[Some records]
***

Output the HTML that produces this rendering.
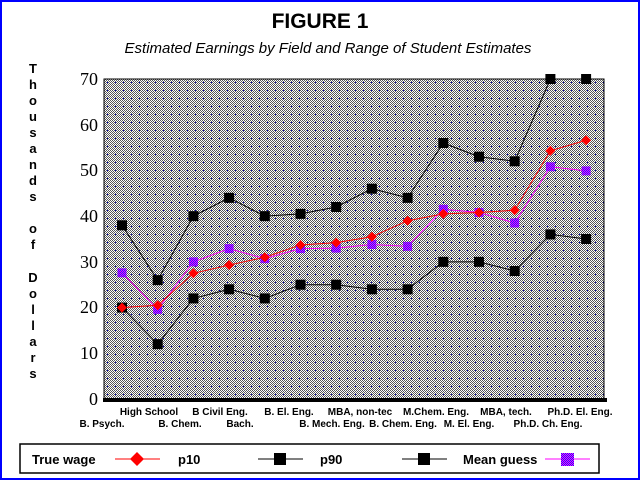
<!DOCTYPE html>
<html><head><meta charset="utf-8"><style>
html,body{margin:0;padding:0;background:#fff}
svg{display:block}
</style></head><body>
<svg width="640" height="480" viewBox="0 0 640 480" xmlns="http://www.w3.org/2000/svg">
<defs>
<pattern id="chk" width="2" height="2" patternUnits="userSpaceOnUse">
<rect width="2" height="2" fill="#ffffff"/><rect width="1" height="1" fill="#555"/><rect x="1" y="1" width="1" height="1" fill="#555"/>
</pattern>
<pattern id="dots" x="104" y="79" width="8" height="8" patternUnits="userSpaceOnUse">
<rect x="3" y="3" width="1" height="1" fill="#0000cc"/>
</pattern>
<pattern id="mchk" width="2" height="2" patternUnits="userSpaceOnUse">
<rect width="2" height="2" fill="#ff00ff"/><rect width="1" height="1" fill="#2020ff"/><rect x="1" y="1" width="1" height="1" fill="#2020ff"/>
</pattern>
</defs>
<rect x="1" y="1" width="638" height="478" fill="#fff" stroke="#0000ff" stroke-width="2"/>
<text x="320" y="28" font-family="Liberation Sans, sans-serif" font-weight="bold" font-size="21" text-anchor="middle">FIGURE 1</text>
<text x="328" y="53" font-family="Liberation Sans, sans-serif" font-style="italic" font-size="15" text-anchor="middle">Estimated Earnings by Field and Range of Student Estimates</text>
<g font-family="Liberation Sans, sans-serif" font-weight="bold" font-size="13" text-anchor="middle">
<text x="33" y="73">T</text><text x="33" y="89">h</text><text x="33" y="105">o</text><text x="33" y="121">u</text><text x="33" y="137">s</text><text x="33" y="153">a</text><text x="33" y="169">n</text><text x="33" y="185">d</text><text x="33" y="201">s</text>
<text x="33" y="233">o</text><text x="33" y="249">f</text>
<text x="33" y="282">D</text><text x="33" y="298">o</text><text x="33" y="314">l</text><text x="33" y="330">l</text><text x="33" y="346">a</text><text x="33" y="362">r</text><text x="33" y="378">s</text>
</g>
<rect x="104" y="79" width="500" height="320" fill="url(#chk)"/>
<rect x="104" y="79" width="500" height="320" fill="url(#dots)"/>
<rect x="104" y="79" width="500" height="320" fill="none" stroke="#000" stroke-width="1"/>
<rect x="103" y="398" width="504" height="4" fill="#000"/>
<g font-family="Liberation Serif, serif" font-size="18" text-anchor="end">
<text x="98" y="85">70</text><text x="98" y="131">60</text><text x="98" y="176">50</text><text x="98" y="222">40</text><text x="98" y="268">30</text><text x="98" y="313">20</text><text x="98" y="359">10</text><text x="98" y="405">0</text>
</g>
<g font-family="Liberation Sans, sans-serif" font-weight="bold" font-size="10" text-anchor="middle">
<text x="149" y="415">High School</text><text x="220" y="415">B Civil Eng.</text><text x="289" y="415">B. El. Eng.</text><text x="360" y="415">MBA, non-tec</text><text x="436" y="415">M.Chem. Eng.</text><text x="506" y="415">MBA, tech.</text><text x="580" y="415">Ph.D. El. Eng.</text>
<text x="102" y="427">B. Psych.</text><text x="180" y="427">B. Chem.</text><text x="240" y="427">Bach.</text><text x="332" y="427">B. Mech. Eng.</text><text x="403" y="427">B. Chem. Eng.</text><text x="469" y="427">M. El. Eng.</text><text x="548" y="427">Ph.D. Ch. Eng.</text>
</g>
<g id="series"></g>
<rect x="20" y="444" width="579" height="29" fill="#fff" stroke="#000" stroke-width="1.5"/>
<g font-family="Liberation Sans, sans-serif" font-weight="bold" font-size="13">
<text x="32" y="464">True wage</text><text x="178" y="464">p10</text><text x="320" y="464">p90</text><text x="463" y="464">Mean guess</text>
</g>
<line x1="115" y1="459" x2="160" y2="459" stroke="#f00"/><polygon points="137,452 144,459 137,466 130,459" fill="#f00"/>
<line x1="258" y1="459" x2="303" y2="459" stroke="#000"/><rect x="274" y="453" width="12" height="12" fill="#000"/>
<line x1="402" y1="459" x2="447" y2="459" stroke="#000"/><rect x="418" y="453" width="12" height="12" fill="#000"/>
<line x1="545" y1="459" x2="590" y2="459" stroke="#f0f"/><rect x="561" y="453" width="13" height="13" fill="url(#mchk)"/>
<script>
(function(){
var ns="http://www.w3.org/2000/svg",g=document.getElementById("series");
var X=function(i){return 122+i*35.7},Y=function(v){return 399-v*320/70};
var p90=[38,26,40,44,40,40.5,42,46,44,56,53,52,70,70];
var p10=[20,12,22,24,22,25,25,24,24,30,30,28,36,35];
var tw=[20,20.5,27.5,29.3,31,33.7,34.2,35.5,39,40.5,40.8,41.3,54.3,56.6];
var mg=[27.6,19.6,30,32.9,30.7,32.9,33,33.8,33.4,41.5,40.8,38.5,50.8,49.9];
function line(d,c){var p=document.createElementNS(ns,"polyline");p.setAttribute("points",d.map(function(v,i){return X(i)+","+Y(v)}).join(" "));p.setAttribute("fill","none");p.setAttribute("stroke",c);p.setAttribute("stroke-width","1");g.appendChild(p);}
function sq(d,f,s){d.forEach(function(v,i){var r=document.createElementNS(ns,"rect");r.setAttribute("x",X(i)-s/2);r.setAttribute("y",Y(v)-s/2);r.setAttribute("width",s);r.setAttribute("height",s);r.setAttribute("fill",f);g.appendChild(r);});}
line(p90,"#000");line(p10,"#000");line(mg,"#f0f");line(tw,"#f00");
sq(p90,"#000",10);sq(p10,"#000",10);sq(mg,"url(#mchk)",9);
tw.forEach(function(v,i){var p=document.createElementNS(ns,"polygon");var x=X(i),y=Y(v);p.setAttribute("points",x+","+(y-5)+" "+(x+5)+","+y+" "+x+","+(y+5)+" "+(x-5)+","+y);p.setAttribute("fill","#f00");g.appendChild(p);});
})();
</script>
</svg>
</body></html>
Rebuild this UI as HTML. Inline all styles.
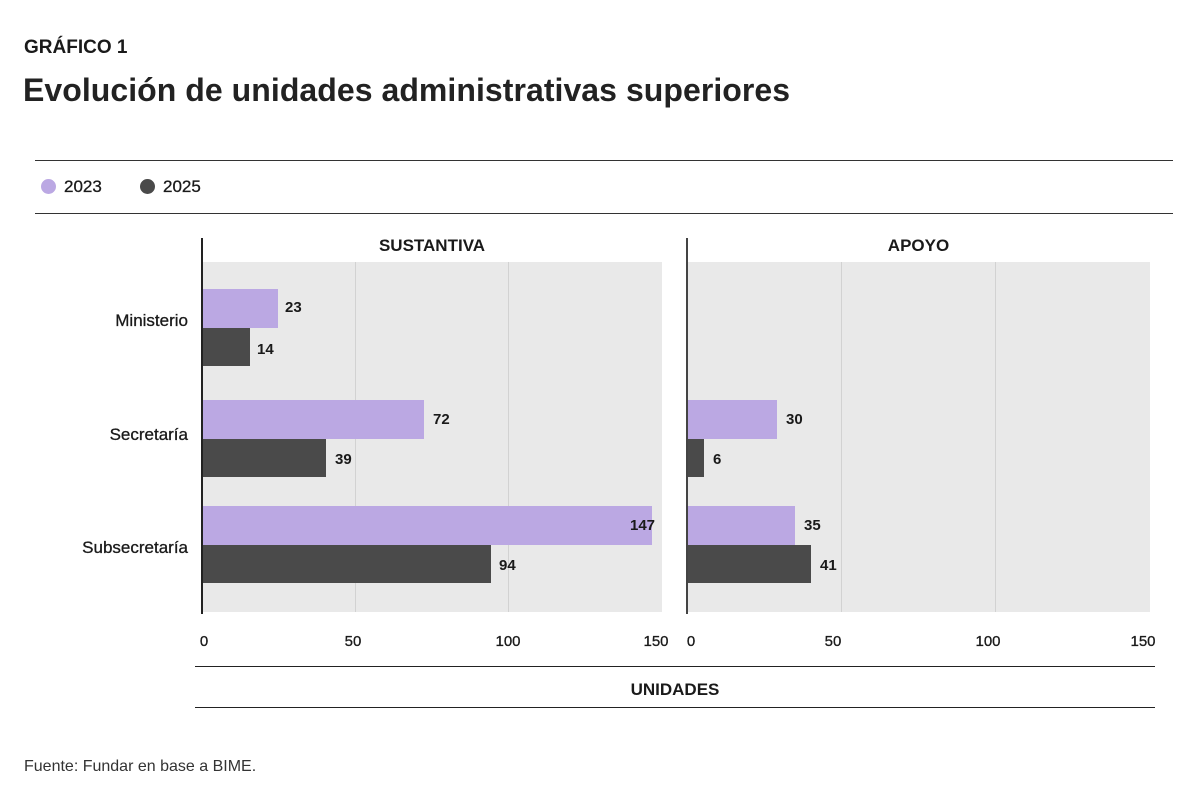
<!DOCTYPE html>
<html><head><meta charset="utf-8"><style>
body{margin:0;background:#fff;width:1200px;height:808px;position:relative;overflow:hidden;font-family:"Liberation Sans",sans-serif;color:#1a1a1a}
.a{position:absolute}
.b{font-weight:bold}
.lab{position:absolute;font-size:15px;font-weight:bold;line-height:18px}
.cat{position:absolute;font-size:17px;right:1012px;text-align:right;line-height:20px;-webkit-text-stroke:0.3px #1a1a1a}
.tk{position:absolute;font-size:15px;top:633px;width:40px;margin-left:-20px;text-align:center;-webkit-text-stroke:0.3px #1a1a1a}
</style></head><body>
<div class="a b" style="left:24px;top:37px;font-size:19px">GRÁFICO 1</div>
<div class="a" style="left:23px;top:72px;font-size:32px;font-weight:bold;letter-spacing:0.05px;color:#222">Evolución de unidades administrativas superiores</div>
<div class="a" style="left:35px;top:160px;width:1138px;height:1px;background:#333"></div>
<div class="a" style="left:35px;top:213px;width:1138px;height:1px;background:#333"></div>
<div class="a" style="left:41px;top:179px;width:15px;height:15px;border-radius:50%;background:#bba8e3"></div>
<div class="a" style="left:64px;top:177px;font-size:17px;-webkit-text-stroke:0.3px #1a1a1a">2023</div>
<div class="a" style="left:140px;top:179px;width:15px;height:15px;border-radius:50%;background:#4a4a4a"></div>
<div class="a" style="left:163px;top:177px;font-size:17px;-webkit-text-stroke:0.3px #1a1a1a">2025</div>

<div class="a b" style="left:202px;width:460px;text-align:center;top:236px;font-size:17px">SUSTANTIVA</div>
<div class="a b" style="left:687px;width:463px;text-align:center;top:236px;font-size:17px">APOYO</div>

<div class="a" style="left:202px;top:262px;width:460px;height:350px;background:#e9e9e9"></div>
<div class="a" style="left:687px;top:262px;width:463px;height:350px;background:#e9e9e9"></div>
<div class="a" style="left:355px;top:262px;width:1px;height:350px;background:#d2d2d2"></div>
<div class="a" style="left:508px;top:262px;width:1px;height:350px;background:#d2d2d2"></div>
<div class="a" style="left:841px;top:262px;width:1px;height:350px;background:#d2d2d2"></div>
<div class="a" style="left:995px;top:262px;width:1px;height:350px;background:#d2d2d2"></div>
<div class="a" style="left:201px;top:238px;width:2px;height:376px;background:#222"></div>
<div class="a" style="left:686px;top:238px;width:2px;height:376px;background:#444"></div>

<div class="a" style="left:203px;top:289px;width:75px;height:39px;background:#bba8e3"></div>
<div class="a" style="left:203px;top:328px;width:47px;height:38px;background:#4a4a4a"></div>
<div class="a" style="left:203px;top:400px;width:221px;height:39px;background:#bba8e3"></div>
<div class="a" style="left:203px;top:439px;width:123px;height:38px;background:#4a4a4a"></div>
<div class="a" style="left:203px;top:506px;width:449px;height:39px;background:#bba8e3"></div>
<div class="a" style="left:203px;top:545px;width:288px;height:38px;background:#4a4a4a"></div>
<div class="lab" style="left:285px;top:299px">23</div>
<div class="lab" style="left:257px;top:341px">14</div>
<div class="lab" style="left:433px;top:411px">72</div>
<div class="lab" style="left:335px;top:451px">39</div>
<div class="lab" style="left:630px;top:517px">147</div>
<div class="lab" style="left:499px;top:557px">94</div>

<div class="a" style="left:688px;top:400px;width:89px;height:39px;background:#bba8e3"></div>
<div class="a" style="left:688px;top:439px;width:16px;height:38px;background:#4a4a4a"></div>
<div class="a" style="left:688px;top:506px;width:107px;height:39px;background:#bba8e3"></div>
<div class="a" style="left:688px;top:545px;width:123px;height:38px;background:#4a4a4a"></div>
<div class="lab" style="left:786px;top:411px">30</div>
<div class="lab" style="left:713px;top:451px">6</div>
<div class="lab" style="left:804px;top:517px">35</div>
<div class="lab" style="left:820px;top:557px">41</div>

<div class="cat" style="top:311px">Ministerio</div>
<div class="cat" style="top:425px">Secretaría</div>
<div class="cat" style="top:538px">Subsecretaría</div>

<div class="tk" style="left:204px">0</div>
<div class="tk" style="left:353px">50</div>
<div class="tk" style="left:508px">100</div>
<div class="tk" style="left:656px">150</div>
<div class="tk" style="left:691px">0</div>
<div class="tk" style="left:833px">50</div>
<div class="tk" style="left:988px">100</div>
<div class="tk" style="left:1143px">150</div>

<div class="a" style="left:195px;top:666px;width:960px;height:1px;background:#222"></div>
<div class="a b" style="left:195px;width:960px;text-align:center;top:680px;font-size:17px">UNIDADES</div>
<div class="a" style="left:195px;top:707px;width:960px;height:1px;background:#222"></div>

<div class="a" style="left:24px;top:758px;font-size:16px;color:#333">Fuente: Fundar en base a BIME.</div>
</body></html>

***

:: What the exercise asks ::
Pull out all lines from the entries above in which the word "this" appears.

:: Exercise output ::
Output the HTML that produces this rendering.
Rebuild this UI as HTML. Inline all styles.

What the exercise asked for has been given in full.